Tagging Tables on Creation
The first half of the pattern stamps an extended property on every table the Biml definition creates. The 'sp_addextendedproperty' call goes inside the same Execute SQL task that issues the DROP and CREATE:
<Packages>
<Package Name="01_BuildStaging" ConstraintMode="Parallel">
<Tasks>
<# foreach (var stagingTable in RootNode.Tables) { #>
<ExecuteSQL Name="Create_<#=stagingTable.Name#>" ConnectionName="StagingConn">
<DirectInput>
<#=stagingTable.GetDropAndCreateDdl()#>
GO
EXEC sys.sp_addextendedproperty
@name = N'BimlGenerated', @value = N'True',
@level0type = N'SCHEMA', @level0name = N'<#=stagingTable.Schema.Name#>',
@level1type = N'TABLE', @level1name = N'<#=stagingTable.Name#>';
</DirectInput>
</ExecuteSQL>
<# } #>
Every table created by the template now carries the 'BimlGenerated' extended property.
Detecting and Dropping Orphans
The cleanup half runs at compile time. The template uses 'ExternalDataAccess.GetDataTable' to query 'fn_listextendedproperty' for tables that carry the tag, then walks the result and asks 'RootNode.Tables' whether each one is still defined. Anything missing from the metadata gets its own Execute SQL task that drops the table:
<#
var stagingConn = (AstDbConnectionNode)RootNode.Connections["StagingConn"];
var orphanQuery =
"SELECT objname FROM fn_listextendedproperty " +
"(NULL, 'schema', 'dbo', 'table', default, NULL, NULL) " +
"WHERE name = 'BimlGenerated' AND value = 'True' AND objtype = 'Table'";
var taggedTables = ExternalDataAccess.GetDataTable(
stagingConn.ConnectionString, orphanQuery);
#>
<# foreach (DataRow row in taggedTables.Rows) {
var tableName = row[0].ToString();
if (RootNode.Tables[tableName] == null) {
#>
<ExecuteSQL Name="Remove_<#=tableName#>" ConnectionName="StagingConn">
<DirectInput>
IF EXISTS (SELECT * FROM sys.objects
WHERE object_id = OBJECT_ID(N'[dbo].[<#=tableName#>]')
AND type IN (N'U'))
DROP TABLE [dbo].[<#=tableName#>];
GO
</DirectInput>
</ExecuteSQL>
<# } } #>
</Tasks>
</Package>
</Packages>
The drop task is generated only for tagged tables that have no matching definition in the current Biml model. Tables created by other systems are left alone because they do not carry the 'BimlGenerated' property.
Why It Stays Safe
Two properties make the pattern safe to leave running unattended:
- The extended property is stamped only by the same template that generated the table. Anything that the template did not create is invisible to the cleanup query.

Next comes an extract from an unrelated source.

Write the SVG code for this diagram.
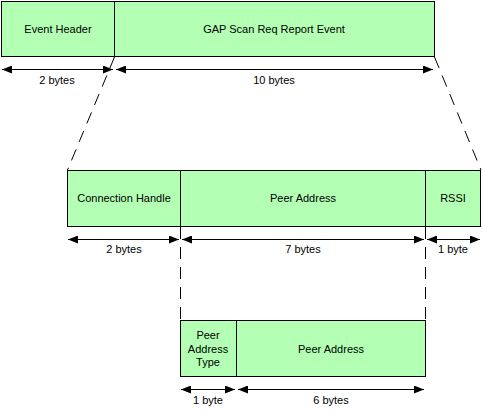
<svg xmlns="http://www.w3.org/2000/svg" width="483" height="412" viewBox="0 0 483 412">
<style>
.box{fill:#b3ffb3;stroke:#000;stroke-width:1}
.t{font-family:"Liberation Sans",Arial,sans-serif;font-size:11px;fill:#000;text-anchor:middle}
.dim{stroke:#000;stroke-width:1;fill:none;marker-start:url(#ah);marker-end:url(#ah)}
.dash{stroke:#000;stroke-width:1;fill:none;stroke-dasharray:12,8}
</style>
<defs>
<marker id="ah" viewBox="0 0 10 8" refX="10" refY="4" markerWidth="10" markerHeight="8" markerUnits="userSpaceOnUse" orient="auto-start-reverse">
<path d="M0,0 L10,4 L0,8 Z" fill="#000"/>
</marker>
</defs>
<g id="event-header"><rect class="box" x="1.5" y="1.5" width="113" height="55"/><text class="t" x="58" y="33">Event Header</text></g>
<g id="gap-scan-req"><rect class="box" x="114.5" y="1.5" width="320" height="55"/><text class="t" x="274" y="33">GAP Scan Req Report Event</text></g>
<g id="connection-handle"><rect class="box" x="67.5" y="170.5" width="113" height="56"/><text class="t" x="124" y="202">Connection Handle</text></g>
<g id="peer-address"><rect class="box" x="180.5" y="170.5" width="245" height="56"/><text class="t" x="303" y="202">Peer Address</text></g>
<g id="rssi"><rect class="box" x="425.5" y="170.5" width="55" height="56"/><text class="t" x="453" y="202">RSSI</text></g>
<g id="peer-address-type"><rect class="box" x="180.5" y="320.5" width="56" height="56"/><text class="t" x="208" y="339">Peer</text><text class="t" x="208" y="353">Address</text><text class="t" x="208" y="366">Type</text></g>
<g id="peer-address-6"><rect class="box" x="236.5" y="320.5" width="189" height="56"/><text class="t" x="331" y="353">Peer Address</text></g>
<g id="connectors">
<line class="dim" x1="2" y1="69.5" x2="113" y2="69.5"/>
<line class="dim" x1="116" y1="69.5" x2="433" y2="69.5"/>
<line class="dim" x1="68" y1="239.5" x2="179" y2="239.5"/>
<line class="dim" x1="182" y1="239.5" x2="424" y2="239.5"/>
<line class="dim" x1="427" y1="239.5" x2="480" y2="239.5"/>
<line class="dim" x1="181" y1="389.5" x2="235" y2="389.5"/>
<line class="dim" x1="238" y1="389.5" x2="424" y2="389.5"/>
<line class="dash" x1="114.5" y1="57" x2="67.5" y2="170"/>
<line class="dash" x1="434.5" y1="57" x2="481" y2="170"/>
<line class="dash" x1="180.5" y1="227" x2="180.5" y2="320"/>
<line class="dash" x1="425.5" y1="227" x2="425.5" y2="320"/>
</g>
<g id="labels">
<text class="t" x="57" y="84">2 bytes</text>
<text class="t" x="274" y="84">10 bytes</text>
<text class="t" x="124" y="253">2 bytes</text>
<text class="t" x="303" y="253">7 bytes</text>
<text class="t" x="453" y="253">1 byte</text>
<text class="t" x="208" y="404">1 byte</text>
<text class="t" x="331" y="404">6 bytes</text>
</g>
</svg>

- The 'IF EXISTS' guard around the DROP prevents the package from failing if the table has already been removed by hand between two runs.
When a table is removed from the metadata definition, the next generation run drops it from the database. The lifecycle of a Biml managed table now matches the lifecycle of its metadata definition.